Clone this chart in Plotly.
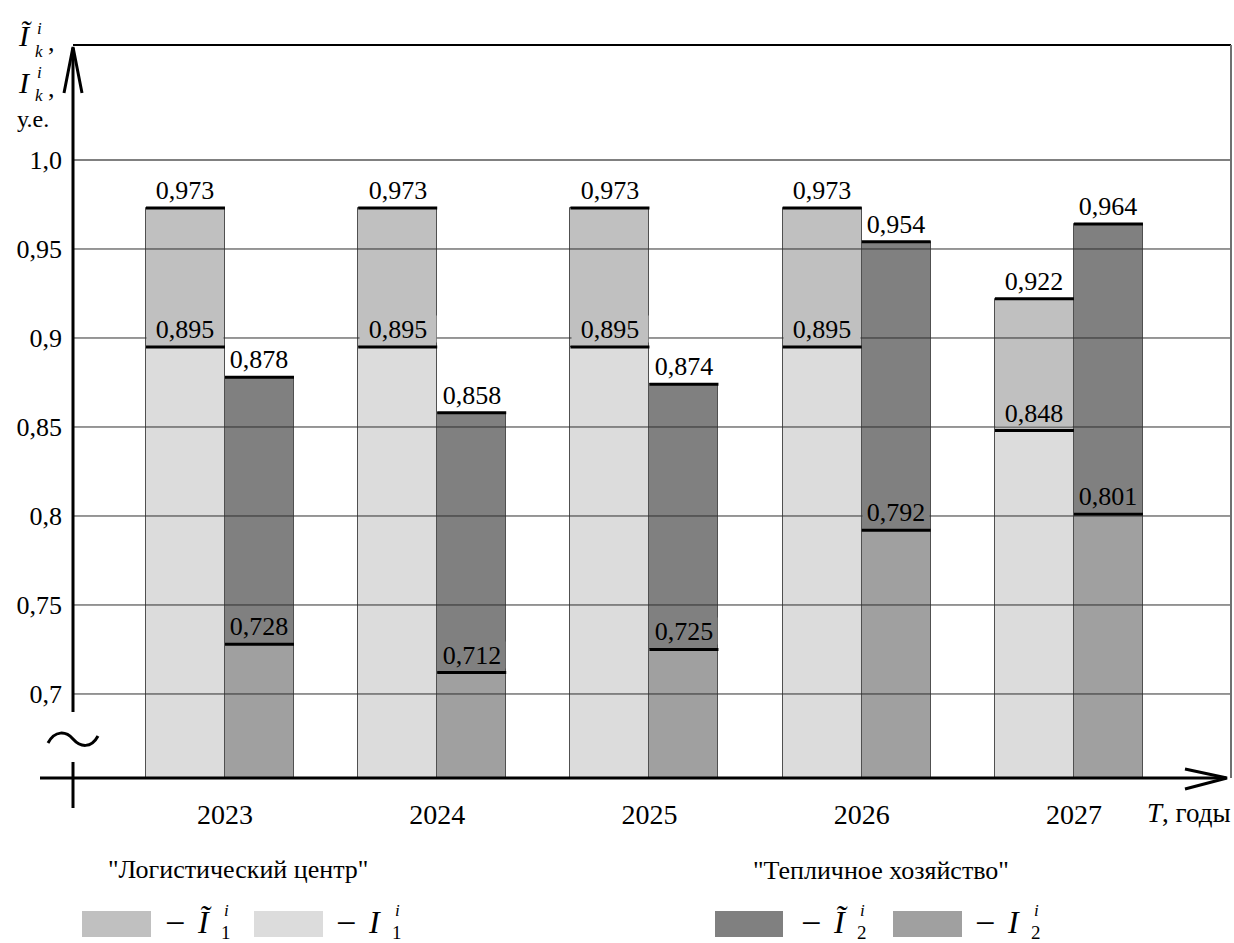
import plotly.graph_objects as go

# ---------------- data ----------------
years = [2023, 2024, 2025, 2026, 2027]
year_labels = ["2023", "2024", "2025", "2026", "2027"]
I1_tilde = [0.973, 0.973, 0.973, 0.973, 0.922]   # "Логистический центр", Ĩ1
I1 = [0.895, 0.895, 0.895, 0.895, 0.848]         # "Логистический центр", I1
I2_tilde = [0.878, 0.858, 0.874, 0.954, 0.964]   # "Тепличное хозяйство", Ĩ2
I2 = [0.728, 0.712, 0.725, 0.792, 0.801]         # "Тепличное хозяйство", I2
y_ticks = [0.7, 0.75, 0.8, 0.85, 0.9, 0.95, 1.0]
y_tick_labels = ["0,7", "0,75", "0,8", "0,85", "0,9", "0,95", "1,0"]

# ---------------- style ----------------
C_I1T, C_I1, C_I2T, C_I2 = "#c0c0c0", "#dcdcdc", "#808080", "#a0a0a0"
FONT = "Liberation Serif, Times New Roman, serif"
W, H = 1234, 943
L, R, T, B = 73, 1231, 45, 778          # plot area in pixels
YR = [0.6528, 1.0646]
XR = [2022.284, 2027.74]
PX_PER_YEAR = (R - L) / (XR[1] - XR[0])
W1 = 79 / PX_PER_YEAR   # width of left bar (logistics)
W2 = 69 / PX_PER_YEAR   # width of right bar (greenhouse)


def px(p):
    return (p - L) / (R - L)


def py(p):
    return (B - p) / (B - T)


fig = go.Figure()

bar_specs = [
    (I1_tilde, C_I1T, -W1, W1),
    (I1, C_I1, -W1, W1),
    (I2_tilde, C_I2T, 0.0, W2),
    (I2, C_I2, 0.0, W2),
]
for vals, col, off, wid in bar_specs:
    fig.add_trace(go.Bar(
        x=years, y=vals, offset=off, width=wid,
        marker=dict(color=col, line=dict(color="#505050", width=1)),
        hoverinfo="skip", showlegend=False,
    ))

# thick black line at the top of each bar
for vals, col, off, wid in bar_specs:
    xs, ys = [], []
    for yr, v in zip(years, vals):
        xs += [yr + off, yr + off + wid, None]
        ys += [v, v, None]
    fig.add_trace(go.Scatter(x=xs, y=ys, mode="lines",
                             line=dict(color="black", width=3),
                             hoverinfo="skip", showlegend=False))

shapes = []
# gridlines (drawn over the bars)
for v in y_ticks:
    shapes.append(dict(type="line", xref="paper", yref="y", x0=0, x1=1, y0=v, y1=v,
                       layer="above",
                       line=dict(color="#808080" if v == max(y_ticks) else "#303030",
                                 width=2 if v == max(y_ticks) else 1)))
# frame
shapes.append(dict(type="line", xref="paper", yref="paper", x0=0, x1=1, y0=1, y1=1,
                   line=dict(color="black", width=2)))
shapes.append(dict(type="line", xref="paper", yref="paper", x0=1, x1=1, y0=0, y1=1,
                   line=dict(color="#707070", width=2)))
# y axis with break
shapes.append(dict(type="line", xref="paper", yref="paper", x0=px(73), x1=px(73),
                   y0=py(48), y1=py(712), line=dict(color="black", width=3)))
shapes.append(dict(type="line", xref="paper", yref="paper", x0=px(73), x1=px(73),
                   y0=py(762), y1=py(808), line=dict(color="black", width=3)))
# x axis
shapes.append(dict(type="line", xref="paper", yref="paper", x0=px(40), x1=px(1226),
                   y0=py(778), y1=py(778), line=dict(color="black", width=3)))
# arrows
shapes.append(dict(type="path", xref="paper", yref="paper",
                   path=f"M{px(64)},{py(93)} L{px(73)},{py(47)} L{px(82)},{py(93)}",
                   line=dict(color="black", width=3)))
shapes.append(dict(type="path", xref="paper", yref="paper",
                   path=f"M{px(1185)},{py(769)} L{px(1227)},{py(778)} L{px(1185)},{py(789)}",
                   line=dict(color="black", width=3)))
# break symbol (~)
shapes.append(dict(type="path", xref="paper", yref="paper",
                   path=(f"M{px(48)},{py(743)} C{px(55)},{py(730)} {px(66)},{py(731)} {px(73)},{py(739)} "
                         f"C{px(80)},{py(747)} {px(91)},{py(749)} {px(98)},{py(736)}"),
                   line=dict(color="black", width=3)))

# legend swatches
legend_boxes = [(82, 151, C_I1T), (254, 323, C_I1), (715, 783, C_I2T), (893, 962, C_I2)]
for x0, x1, col in legend_boxes:
    shapes.append(dict(type="rect", xref="paper", yref="paper",
                       x0=px(x0), x1=px(x1), y0=py(937), y1=py(911),
                       fillcolor=col, line=dict(width=0)))

annotations = []
# bar value labels
lab_specs = [
    (I1_tilde, -W1 / 2, 79, None),
    (I1, -W1 / 2, 79, C_I1T),
    (I2_tilde, W2 / 2, 69, None),
    (I2, W2 / 2, 69, C_I2T),
]
for vals, dx, wpx, bg in lab_specs:
    for yr, v in zip(years, vals):
        annotations.append(dict(
            x=yr + dx, y=v, xref="x", yref="y", yanchor="bottom", xanchor="center",
            yshift=4, text=f"{v:.3f}".replace(".", ","), showarrow=False,
            width=wpx - 3, height=26, borderpad=0,
            bgcolor=bg if bg else "rgba(0,0,0,0)",
            font=dict(family=FONT, size=26, color="black")))


def txt(x, y, text, size, xanchor="left", yanchor="middle"):
    annotations.append(dict(x=px(x), y=py(y), xref="paper", yref="paper", text=text,
                            showarrow=False, xanchor=xanchor, yanchor=yanchor,
                            borderpad=0,
                            font=dict(family=FONT, size=size, color="black")))


# y axis title
txt(17, 36, "<i>Ĩ</i>", 30)
txt(36, 28, "<i>i</i>", 17)
txt(34, 51, "<i>k</i>", 17)
txt(47, 43, ",", 26)
txt(17, 82, "<i>I</i>", 30)
txt(36, 72, "<i>i</i>", 17)
txt(34, 96, "<i>k</i>", 17)
txt(47, 89, ",", 26)
txt(16, 119, "у.е.", 24)

# x axis title
txt(1146, 813, "<i>T</i>, годы", 27)

# legend text
txt(238, 869, "\"Логистический центр\"", 26, xanchor="center")
txt(881, 870, "\"Тепличное хозяйство\"", 26, xanchor="center")
legend_syms = [(164, "1", True), (335, "1", False), (800, "2", True), (974, "2", False)]
for x0, sub, tilde in legend_syms:
    txt(x0, 923, "−", 36)
    txt(x0 + 32, 922, "<i>Ĩ</i>" if tilde else "<i>I</i>", 32)
    txt(x0 + 59, 910, "<i>i</i>", 17)
    txt(x0 + 56, 933, sub, 19)

fig.update_layout(
    width=W, height=H,
    margin=dict(l=L, r=W - R, t=T, b=H - B),
    paper_bgcolor="white", plot_bgcolor="white",
    barmode="overlay", bargap=0,
    xaxis=dict(range=XR, tickvals=years, ticktext=year_labels, showgrid=False,
               zeroline=False, showline=False, ticks="", ticklabelstandoff=17,
               tickfont=dict(family=FONT, size=28, color="black")),
    yaxis=dict(range=YR, tickvals=y_ticks, ticktext=y_tick_labels, showgrid=False,
               zeroline=False, showline=False, ticks="", ticklabelstandoff=10,
               tickfont=dict(family=FONT, size=26, color="black")),
    shapes=shapes, annotations=annotations, showlegend=False,
)

fig.write_html("out.html", config={"displayModeBar": False},
               post_script="document.body.style.margin='0px';")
--
## [SHORT PROBLEM]
Output the data above without changes, apart from leaving out the pictures.

## [ANSWER TO THE TASK]
Clone this chart in Plotly.
import plotly.graph_objects as go

# ---------------- data ----------------
years = [2023, 2024, 2025, 2026, 2027]
year_labels = ["2023", "2024", "2025", "2026", "2027"]
I1_tilde = [0.973, 0.973, 0.973, 0.973, 0.922]   # "Логистический центр", Ĩ1
I1 = [0.895, 0.895, 0.895, 0.895, 0.848]         # "Логистический центр", I1
I2_tilde = [0.878, 0.858, 0.874, 0.954, 0.964]   # "Тепличное хозяйство", Ĩ2
I2 = [0.728, 0.712, 0.725, 0.792, 0.801]         # "Тепличное хозяйство", I2
y_ticks = [0.7, 0.75, 0.8, 0.85, 0.9, 0.95, 1.0]
y_tick_labels = ["0,7", "0,75", "0,8", "0,85", "0,9", "0,95", "1,0"]

# ---------------- style ----------------
C_I1T, C_I1, C_I2T, C_I2 = "#c0c0c0", "#dcdcdc", "#808080", "#a0a0a0"
FONT = "Liberation Serif, Times New Roman, serif"
W, H = 1234, 943
L, R, T, B = 73, 1231, 45, 778          # plot area in pixels
YR = [0.6528, 1.0646]
XR = [2022.284, 2027.74]
PX_PER_YEAR = (R - L) / (XR[1] - XR[0])
W1 = 79 / PX_PER_YEAR   # width of left bar (logistics)
W2 = 69 / PX_PER_YEAR   # width of right bar (greenhouse)


def px(p):
    return (p - L) / (R - L)


def py(p):
    return (B - p) / (B - T)


fig = go.Figure()

bar_specs = [
    (I1_tilde, C_I1T, -W1, W1),
    (I1, C_I1, -W1, W1),
    (I2_tilde, C_I2T, 0.0, W2),
    (I2, C_I2, 0.0, W2),
]
for vals, col, off, wid in bar_specs:
    fig.add_trace(go.Bar(
        x=years, y=vals, offset=off, width=wid,
        marker=dict(color=col, line=dict(color="#505050", width=1)),
        hoverinfo="skip", showlegend=False,
    ))

# thick black line at the top of each bar
for vals, col, off, wid in bar_specs:
    xs, ys = [], []
    for yr, v in zip(years, vals):
        xs += [yr + off, yr + off + wid, None]
        ys += [v, v, None]
    fig.add_trace(go.Scatter(x=xs, y=ys, mode="lines",
                             line=dict(color="black", width=3),
                             hoverinfo="skip", showlegend=False))

shapes = []
# gridlines (drawn over the bars)
for v in y_ticks:
    shapes.append(dict(type="line", xref="paper", yref="y", x0=0, x1=1, y0=v, y1=v,
                       layer="above",
                       line=dict(color="#808080" if v == max(y_ticks) else "#303030",
                                 width=2 if v == max(y_ticks) else 1)))
# frame
shapes.append(dict(type="line", xref="paper", yref="paper", x0=0, x1=1, y0=1, y1=1,
                   line=dict(color="black", width=2)))
shapes.append(dict(type="line", xref="paper", yref="paper", x0=1, x1=1, y0=0, y1=1,
                   line=dict(color="#707070", width=2)))
# y axis with break
shapes.append(dict(type="line", xref="paper", yref="paper", x0=px(73), x1=px(73),
                   y0=py(48), y1=py(712), line=dict(color="black", width=3)))
shapes.append(dict(type="line", xref="paper", yref="paper", x0=px(73), x1=px(73),
                   y0=py(762), y1=py(808), line=dict(color="black", width=3)))
# x axis
shapes.append(dict(type="line", xref="paper", yref="paper", x0=px(40), x1=px(1226),
                   y0=py(778), y1=py(778), line=dict(color="black", width=3)))
# arrows
shapes.append(dict(type="path", xref="paper", yref="paper",
                   path=f"M{px(64)},{py(93)} L{px(73)},{py(47)} L{px(82)},{py(93)}",
                   line=dict(color="black", width=3)))
shapes.append(dict(type="path", xref="paper", yref="paper",
                   path=f"M{px(1185)},{py(769)} L{px(1227)},{py(778)} L{px(1185)},{py(789)}",
                   line=dict(color="black", width=3)))
# break symbol (~)
shapes.append(dict(type="path", xref="paper", yref="paper",
                   path=(f"M{px(48)},{py(743)} C{px(55)},{py(730)} {px(66)},{py(731)} {px(73)},{py(739)} "
                         f"C{px(80)},{py(747)} {px(91)},{py(749)} {px(98)},{py(736)}"),
                   line=dict(color="black", width=3)))

# legend swatches
legend_boxes = [(82, 151, C_I1T), (254, 323, C_I1), (715, 783, C_I2T), (893, 962, C_I2)]
for x0, x1, col in legend_boxes:
    shapes.append(dict(type="rect", xref="paper", yref="paper",
                       x0=px(x0), x1=px(x1), y0=py(937), y1=py(911),
                       fillcolor=col, line=dict(width=0)))

annotations = []
# bar value labels
lab_specs = [
    (I1_tilde, -W1 / 2, 79, None),
    (I1, -W1 / 2, 79, C_I1T),
    (I2_tilde, W2 / 2, 69, None),
    (I2, W2 / 2, 69, C_I2T),
]
for vals, dx, wpx, bg in lab_specs:
    for yr, v in zip(years, vals):
        annotations.append(dict(
            x=yr + dx, y=v, xref="x", yref="y", yanchor="bottom", xanchor="center",
            yshift=4, text=f"{v:.3f}".replace(".", ","), showarrow=False,
            width=wpx - 3, height=26, borderpad=0,
            bgcolor=bg if bg else "rgba(0,0,0,0)",
            font=dict(family=FONT, size=26, color="black")))


def txt(x, y, text, size, xanchor="left", yanchor="middle"):
    annotations.append(dict(x=px(x), y=py(y), xref="paper", yref="paper", text=text,
                            showarrow=False, xanchor=xanchor, yanchor=yanchor,
                            borderpad=0,
                            font=dict(family=FONT, size=size, color="black")))


# y axis title
txt(17, 36, "<i>Ĩ</i>", 30)
txt(36, 28, "<i>i</i>", 17)
txt(34, 51, "<i>k</i>", 17)
txt(47, 43, ",", 26)
txt(17, 82, "<i>I</i>", 30)
txt(36, 72, "<i>i</i>", 17)
txt(34, 96, "<i>k</i>", 17)
txt(47, 89, ",", 26)
txt(16, 119, "у.е.", 24)

# x axis title
txt(1146, 813, "<i>T</i>, годы", 27)

# legend text
txt(238, 869, "\"Логистический центр\"", 26, xanchor="center")
txt(881, 870, "\"Тепличное хозяйство\"", 26, xanchor="center")
legend_syms = [(164, "1", True), (335, "1", False), (800, "2", True), (974, "2", False)]
for x0, sub, tilde in legend_syms:
    txt(x0, 923, "−", 36)
    txt(x0 + 32, 922, "<i>Ĩ</i>" if tilde else "<i>I</i>", 32)
    txt(x0 + 59, 910, "<i>i</i>", 17)
    txt(x0 + 56, 933, sub, 19)

fig.update_layout(
    width=W, height=H,
    margin=dict(l=L, r=W - R, t=T, b=H - B),
    paper_bgcolor="white", plot_bgcolor="white",
    barmode="overlay", bargap=0,
    xaxis=dict(range=XR, tickvals=years, ticktext=year_labels, showgrid=False,
               zeroline=False, showline=False, ticks="", ticklabelstandoff=17,
               tickfont=dict(family=FONT, size=28, color="black")),
    yaxis=dict(range=YR, tickvals=y_ticks, ticktext=y_tick_labels, showgrid=False,
               zeroline=False, showline=False, ticks="", ticklabelstandoff=10,
               tickfont=dict(family=FONT, size=26, color="black")),
    shapes=shapes, annotations=annotations, showlegend=False,
)

fig.write_html("out.html", config={"displayModeBar": False},
               post_script="document.body.style.margin='0px';")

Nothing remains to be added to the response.